> Problem details
Drop the images; return everything else in the listing below exactly.

### Source excerpt ###

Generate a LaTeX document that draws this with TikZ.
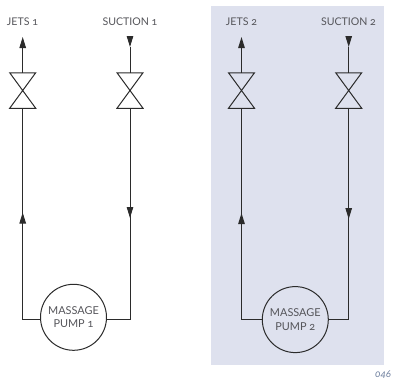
\documentclass[tikz,border=0pt]{standalone}
\usepackage{fontspec}
\setmainfont[Numbers=OldStyle]{Lato}
\usetikzlibrary{arrows.meta}
\definecolor{panel}{HTML}{DEE1EE}
\definecolor{ink}{HTML}{2B2B2B}
\definecolor{txt}{HTML}{55555A}
\definecolor{codec}{HTML}{6E7F9E}
\tikzset{
  pipe/.style={draw=ink,line width=1pt},
  flow/.style={pipe,-{Triangle[length=11pt,width=6.5pt]}},
  valve/.style={minimum width=26pt,minimum height=35.5pt,inner sep=0pt,outer sep=0pt},
  pump/.style={circle,draw=ink,line width=1pt,minimum size=66pt,inner sep=0pt,align=center,font=\fontsize{10.9}{13.2}\selectfont,text=txt},
  lab/.style={font=\fontsize{10.6}{12}\selectfont,text=txt,inner sep=0pt},
}
\newcommand{\valveshape}[1]{\draw[pipe,line join=miter] (#1.north west)--(#1.north east)--(#1.south west)--(#1.south east)--cycle;}
\begin{document}
\begin{tikzpicture}[x=1pt,y=-1pt]
\useasboundingbox (0,0) rectangle (393,380);
\fill[panel] (211,6) rectangle (384,365);
% labels
\node[lab] (j1) at (22.5,21.5) {JETS 1};
\node[lab] (s1) at (130,21.5) {SUCTION 1};
\node[lab] (j2) at (241.5,21.5) {JETS 2};
\node[lab] (s2) at (348.5,21.5) {SUCTION 2};
% valves
\node[valve] (v1) at (22.7,90.5) {};
\node[valve] (v2) at (130,90.5) {};
\node[valve] (v3) at (241.5,90.5) {};
\node[valve] (v4) at (348.7,90.5) {};
\valveshape{v1}\valveshape{v2}\valveshape{v3}\valveshape{v4}
% pumps
\node[pump] (p1) at (73.5,317.3) {MASSAGE\\PUMP 1};
\node[pump] (p2) at (295.3,319.6) {MASSAGE\\PUMP 2};
% end points
\coordinate (t1) at (22.7,37);
\coordinate (t2) at (130,47);
\coordinate (t2s) at (130,36);
\coordinate (t3) at (241.5,37);
\coordinate (t4) at (348.7,47);
\coordinate (t4s) at (348.7,36);
\coordinate (a1) at (22.7,212.5);
\coordinate (a2) at (130,218);
\coordinate (a3) at (241.5,213);
\coordinate (a4) at (348.7,219);
\coordinate (c1) at (22.7,319.3);
\coordinate (c2) at (130,319.3);
\coordinate (c3) at (241.5,319.3);
\coordinate (c4) at (348.7,319.3);
% top arrows and valve stems
\draw[flow] (v1.north) -- (t1);
\draw[flow] (t2s) -- (t2);
\draw[pipe] (t2) -- (v2.north);
\draw[flow] (v3.north) -- (t3);
\draw[flow] (t4s) -- (t4);
\draw[pipe] (t4) -- (v4.north);
% loops
\draw[pipe] (p1.west |- c1) -- (c1) -- (v1.south);
\draw[flow] (c1) -- (a1);
\draw[pipe] (v2.south) -- (c2) -- (p1.east |- c2);
\draw[flow] (v2.south) -- (a2);
\draw[pipe] (p2.west |- c3) -- (c3) -- (v3.south);
\draw[flow] (c3) -- (a3);
\draw[pipe] (v4.south) -- (c4) -- (p2.east |- c4);
\draw[flow] (v4.south) -- (a4);
\node[font=\fontsize{10}{12}\itshape\selectfont,text=codec,inner sep=0pt] (code) at (383,375) {046};
\end{tikzpicture}
\end{document}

###

> Complete response
Generate a LaTeX document that draws this with TikZ.
\documentclass[tikz,border=0pt]{standalone}
\usepackage{fontspec}
\setmainfont[Numbers=OldStyle]{Lato}
\usetikzlibrary{arrows.meta}
\definecolor{panel}{HTML}{DEE1EE}
\definecolor{ink}{HTML}{2B2B2B}
\definecolor{txt}{HTML}{55555A}
\definecolor{codec}{HTML}{6E7F9E}
\tikzset{
  pipe/.style={draw=ink,line width=1pt},
  flow/.style={pipe,-{Triangle[length=11pt,width=6.5pt]}},
  valve/.style={minimum width=26pt,minimum height=35.5pt,inner sep=0pt,outer sep=0pt},
  pump/.style={circle,draw=ink,line width=1pt,minimum size=66pt,inner sep=0pt,align=center,font=\fontsize{10.9}{13.2}\selectfont,text=txt},
  lab/.style={font=\fontsize{10.6}{12}\selectfont,text=txt,inner sep=0pt},
}
\newcommand{\valveshape}[1]{\draw[pipe,line join=miter] (#1.north west)--(#1.north east)--(#1.south west)--(#1.south east)--cycle;}
\begin{document}
\begin{tikzpicture}[x=1pt,y=-1pt]
\useasboundingbox (0,0) rectangle (393,380);
\fill[panel] (211,6) rectangle (384,365);
% labels
\node[lab] (j1) at (22.5,21.5) {JETS 1};
\node[lab] (s1) at (130,21.5) {SUCTION 1};
\node[lab] (j2) at (241.5,21.5) {JETS 2};
\node[lab] (s2) at (348.5,21.5) {SUCTION 2};
% valves
\node[valve] (v1) at (22.7,90.5) {};
\node[valve] (v2) at (130,90.5) {};
\node[valve] (v3) at (241.5,90.5) {};
\node[valve] (v4) at (348.7,90.5) {};
\valveshape{v1}\valveshape{v2}\valveshape{v3}\valveshape{v4}
% pumps
\node[pump] (p1) at (73.5,317.3) {MASSAGE\\PUMP 1};
\node[pump] (p2) at (295.3,319.6) {MASSAGE\\PUMP 2};
% end points
\coordinate (t1) at (22.7,37);
\coordinate (t2) at (130,47);
\coordinate (t2s) at (130,36);
\coordinate (t3) at (241.5,37);
\coordinate (t4) at (348.7,47);
\coordinate (t4s) at (348.7,36);
\coordinate (a1) at (22.7,212.5);
\coordinate (a2) at (130,218);
\coordinate (a3) at (241.5,213);
\coordinate (a4) at (348.7,219);
\coordinate (c1) at (22.7,319.3);
\coordinate (c2) at (130,319.3);
\coordinate (c3) at (241.5,319.3);
\coordinate (c4) at (348.7,319.3);
% top arrows and valve stems
\draw[flow] (v1.north) -- (t1);
\draw[flow] (t2s) -- (t2);
\draw[pipe] (t2) -- (v2.north);
\draw[flow] (v3.north) -- (t3);
\draw[flow] (t4s) -- (t4);
\draw[pipe] (t4) -- (v4.north);
% loops
\draw[pipe] (p1.west |- c1) -- (c1) -- (v1.south);
\draw[flow] (c1) -- (a1);
\draw[pipe] (v2.south) -- (c2) -- (p1.east |- c2);
\draw[flow] (v2.south) -- (a2);
\draw[pipe] (p2.west |- c3) -- (c3) -- (v3.south);
\draw[flow] (c3) -- (a3);
\draw[pipe] (v4.south) -- (c4) -- (p2.east |- c4);
\draw[flow] (v4.south) -- (a4);
\node[font=\fontsize{10}{12}\itshape\selectfont,text=codec,inner sep=0pt] (code) at (383,375) {046};
\end{tikzpicture}
\end{document}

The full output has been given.